The entries are to be returned exactly, with images left out.
++++++++++
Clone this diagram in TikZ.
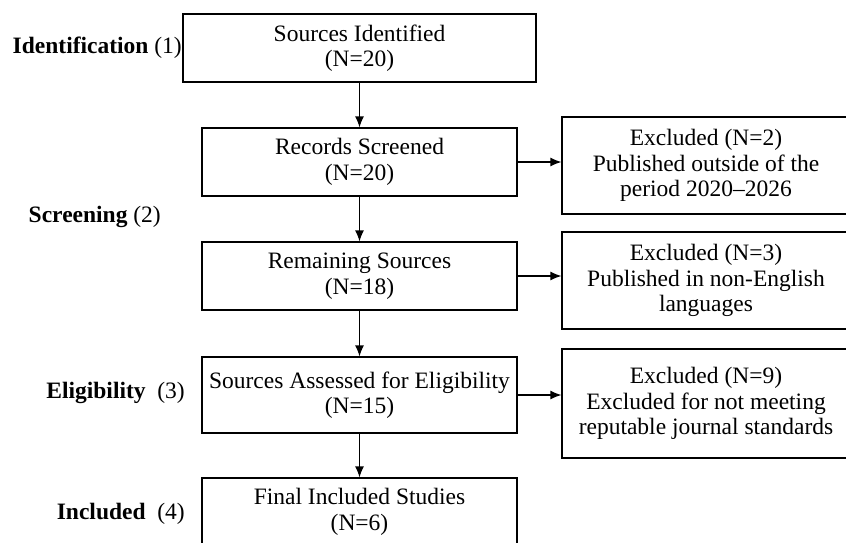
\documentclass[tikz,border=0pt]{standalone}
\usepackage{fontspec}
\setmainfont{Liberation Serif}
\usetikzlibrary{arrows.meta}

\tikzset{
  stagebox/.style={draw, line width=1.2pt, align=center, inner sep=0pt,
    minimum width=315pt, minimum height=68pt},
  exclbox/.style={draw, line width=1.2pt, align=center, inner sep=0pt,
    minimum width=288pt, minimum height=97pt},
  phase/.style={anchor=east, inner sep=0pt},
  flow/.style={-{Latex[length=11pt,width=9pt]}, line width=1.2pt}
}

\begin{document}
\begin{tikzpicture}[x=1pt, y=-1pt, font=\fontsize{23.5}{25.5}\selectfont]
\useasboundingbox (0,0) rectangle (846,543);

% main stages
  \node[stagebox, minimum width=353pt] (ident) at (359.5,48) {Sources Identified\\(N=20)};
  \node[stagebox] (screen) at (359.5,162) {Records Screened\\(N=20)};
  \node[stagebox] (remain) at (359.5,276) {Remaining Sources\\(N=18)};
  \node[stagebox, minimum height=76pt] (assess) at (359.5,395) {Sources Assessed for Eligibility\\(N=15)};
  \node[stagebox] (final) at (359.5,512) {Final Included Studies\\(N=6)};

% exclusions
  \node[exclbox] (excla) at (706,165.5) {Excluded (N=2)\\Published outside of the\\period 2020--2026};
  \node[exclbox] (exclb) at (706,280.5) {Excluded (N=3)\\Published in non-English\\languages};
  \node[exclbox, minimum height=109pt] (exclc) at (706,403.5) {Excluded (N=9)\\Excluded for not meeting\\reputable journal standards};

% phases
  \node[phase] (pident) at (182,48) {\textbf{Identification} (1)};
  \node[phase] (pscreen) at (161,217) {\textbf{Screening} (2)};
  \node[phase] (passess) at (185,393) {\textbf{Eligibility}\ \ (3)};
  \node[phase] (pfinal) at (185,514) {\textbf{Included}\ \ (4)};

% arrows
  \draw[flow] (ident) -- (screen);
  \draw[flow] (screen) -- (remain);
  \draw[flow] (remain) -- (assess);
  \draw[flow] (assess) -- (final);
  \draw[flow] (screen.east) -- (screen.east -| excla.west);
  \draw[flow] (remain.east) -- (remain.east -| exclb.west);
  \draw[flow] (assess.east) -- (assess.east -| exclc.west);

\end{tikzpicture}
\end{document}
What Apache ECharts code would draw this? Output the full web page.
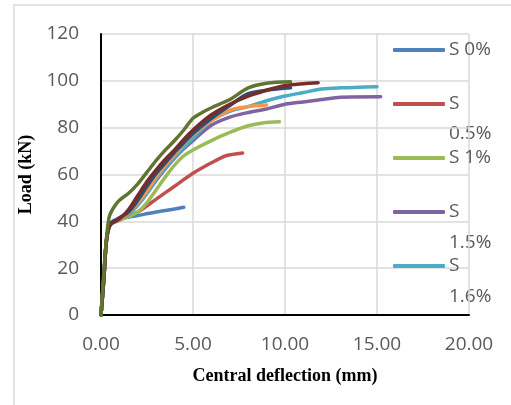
++++++++++
> [Worked answer]:
Clone this diagram in TikZ.
\documentclass[tikz,border=0pt]{standalone}
\usepackage{fontspec}
\setmainfont{Liberation Serif}
\usetikzlibrary{arrows.meta}

\tikzset{
  stagebox/.style={draw, line width=1.2pt, align=center, inner sep=0pt,
    minimum width=315pt, minimum height=68pt},
  exclbox/.style={draw, line width=1.2pt, align=center, inner sep=0pt,
    minimum width=288pt, minimum height=97pt},
  phase/.style={anchor=east, inner sep=0pt},
  flow/.style={-{Latex[length=11pt,width=9pt]}, line width=1.2pt}
}

\begin{document}
\begin{tikzpicture}[x=1pt, y=-1pt, font=\fontsize{23.5}{25.5}\selectfont]
\useasboundingbox (0,0) rectangle (846,543);

% main stages
  \node[stagebox, minimum width=353pt] (ident) at (359.5,48) {Sources Identified\\(N=20)};
  \node[stagebox] (screen) at (359.5,162) {Records Screened\\(N=20)};
  \node[stagebox] (remain) at (359.5,276) {Remaining Sources\\(N=18)};
  \node[stagebox, minimum height=76pt] (assess) at (359.5,395) {Sources Assessed for Eligibility\\(N=15)};
  \node[stagebox] (final) at (359.5,512) {Final Included Studies\\(N=6)};

% exclusions
  \node[exclbox] (excla) at (706,165.5) {Excluded (N=2)\\Published outside of the\\period 2020--2026};
  \node[exclbox] (exclb) at (706,280.5) {Excluded (N=3)\\Published in non-English\\languages};
  \node[exclbox, minimum height=109pt] (exclc) at (706,403.5) {Excluded (N=9)\\Excluded for not meeting\\reputable journal standards};

% phases
  \node[phase] (pident) at (182,48) {\textbf{Identification} (1)};
  \node[phase] (pscreen) at (161,217) {\textbf{Screening} (2)};
  \node[phase] (passess) at (185,393) {\textbf{Eligibility}\ \ (3)};
  \node[phase] (pfinal) at (185,514) {\textbf{Included}\ \ (4)};

% arrows
  \draw[flow] (ident) -- (screen);
  \draw[flow] (screen) -- (remain);
  \draw[flow] (remain) -- (assess);
  \draw[flow] (assess) -- (final);
  \draw[flow] (screen.east) -- (screen.east -| excla.west);
  \draw[flow] (remain.east) -- (remain.east -| exclb.west);
  \draw[flow] (assess.east) -- (assess.east -| exclc.west);

\end{tikzpicture}
\end{document}
What Apache ECharts code would draw this? Output the full web page.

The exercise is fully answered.